Ultimately, Clemson and the ACC could offer Reed what the NEC and Robert Morris could not.

“That was the stage he wanted to try and play on,” he said. “There were people in his corner who had him out as soon as he started playing well here.”

Today, Reed is the fourth-leading scorer in the ACC (19.3 points), with a game made complete by his rebounding (5.6), assists (3.3) and steals (2.1).

Reed helped Clemson reach the NCAA Sweet Sixteen last year, scoring a total of 44 points in three tournament games, including a 79-68 victory against New Mexico State and guard Sidy N’Dir, now a reserve at Pitt.

Clemson (11-8, 1-5) is struggling this season, losing five of its past six games.

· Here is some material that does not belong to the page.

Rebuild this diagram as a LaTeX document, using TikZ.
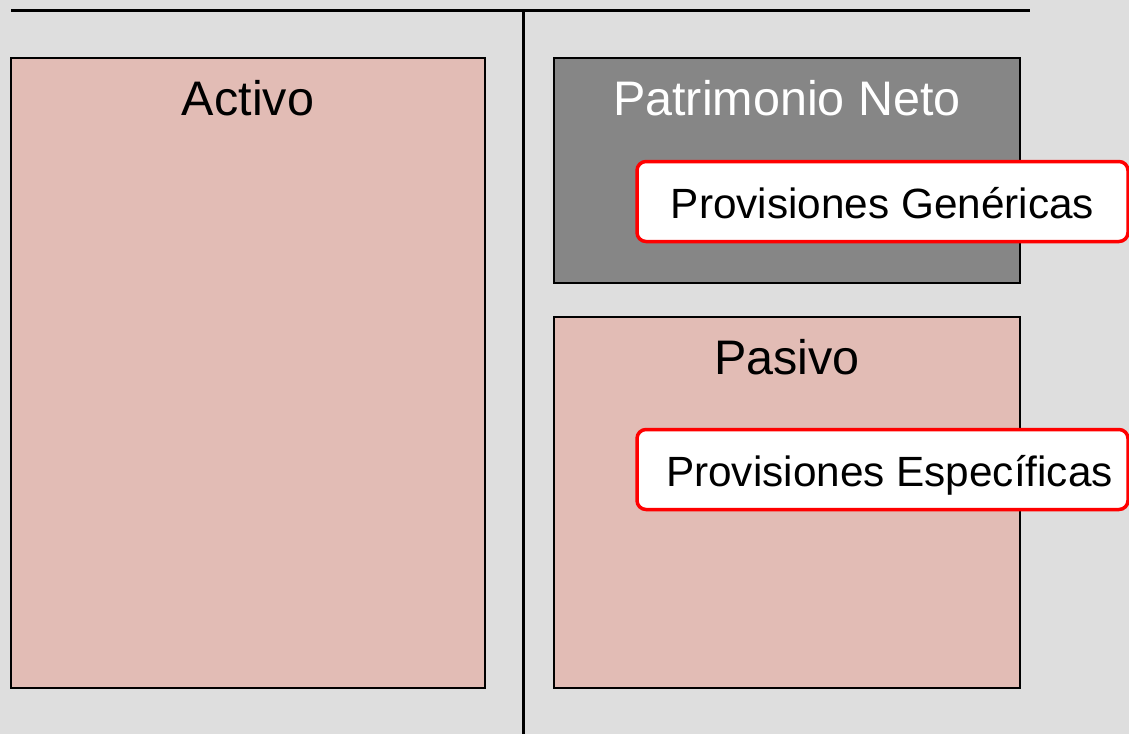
\documentclass[tikz,border=0pt]{standalone}
\usepackage{fontspec}
\setmainfont{Liberation Sans}
\usetikzlibrary{positioning}

\definecolor{fondo}{HTML}{DEDEDE}
\definecolor{rosa}{HTML}{E2BCB5}
\definecolor{grisNeto}{HTML}{868686}
\definecolor{rojo}{HTML}{FF0000}

\begin{document}
\begin{tikzpicture}[x=1pt, y=-1pt,
    cuenta/.style={draw=black, line width=2.2pt, fill=rosa, minimum width=466pt},
    titulo/.style={inner sep=0pt, font=\fontsize{48.5}{56}\selectfont},
    provision/.style={draw=rojo, line width=3.5pt, fill=white, rounded corners=9pt,
      minimum width=491pt, minimum height=80pt, inner sep=0pt,
      text height=33.6pt, text depth=0pt,
      font=\fontsize{42.3}{50}\selectfont}]
    % fondo y marco
    \fill[fondo] (0,0) rectangle (1129,734);
    \useasboundingbox (0,0) rectangle (1129,734);

    % la T del balance
    \coordinate (tIzq) at (11,10);
    \coordinate (tDer) at (1030,10);
    \coordinate (tArriba) at (523,10);
    \coordinate (tAbajo) at (523,734);
    \draw[line width=3pt] (tIzq) -- (tDer);
    \draw[line width=3pt] (tArriba) -- (tAbajo);

    % cuentas
    \node[cuenta, minimum width=474pt, minimum height=630pt] (activo) at (248,373) {};
    \node[cuenta, fill=grisNeto, minimum height=225pt] (neto) at (787,170.5) {};
    \node[cuenta, minimum height=371pt] (pasivo) at (787,502.5) {};

    \node[titulo, below=23pt of activo.north] (activoT) {Activo};
    \node[titulo, text=white, below=23pt of neto.north] (netoT) {Patrimonio Neto};
    \node[titulo, below=23pt of pasivo.north] (pasivoT) {Pasivo};

    % provisiones
    \node[provision] (genericas) at (882.5,201.5) {Provisiones Genéricas};
    \node[provision] (especificas) at (882.5,469.5) {\hspace*{14pt}Provisiones Específicas};
\end{tikzpicture}
\end{document}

The toughest might have been against N.C. State on Saturday when Reed, an 85.4 percent career free throw shooter at Clemson, missed four foul shots — two with 13 seconds left and two more six seconds later — in a 69-67 loss.

On Tuesday night, Reed will be Pitt (12-8, 2-5) and coach Jeff Capel’s problem in a game that will push the loser closer to last place in the ACC.

“He’s a really, really confident offensive player,” Capel said. “Brad (Clemson coach Brownell) puts him in positions where he can be instinctual offensively. We have to have an awareness for him to try to make catches difficult, try to shrink the floor when he has it.|

“We know he’s going to score. Our hope is to not allow him to be efficient while he’s scoring.”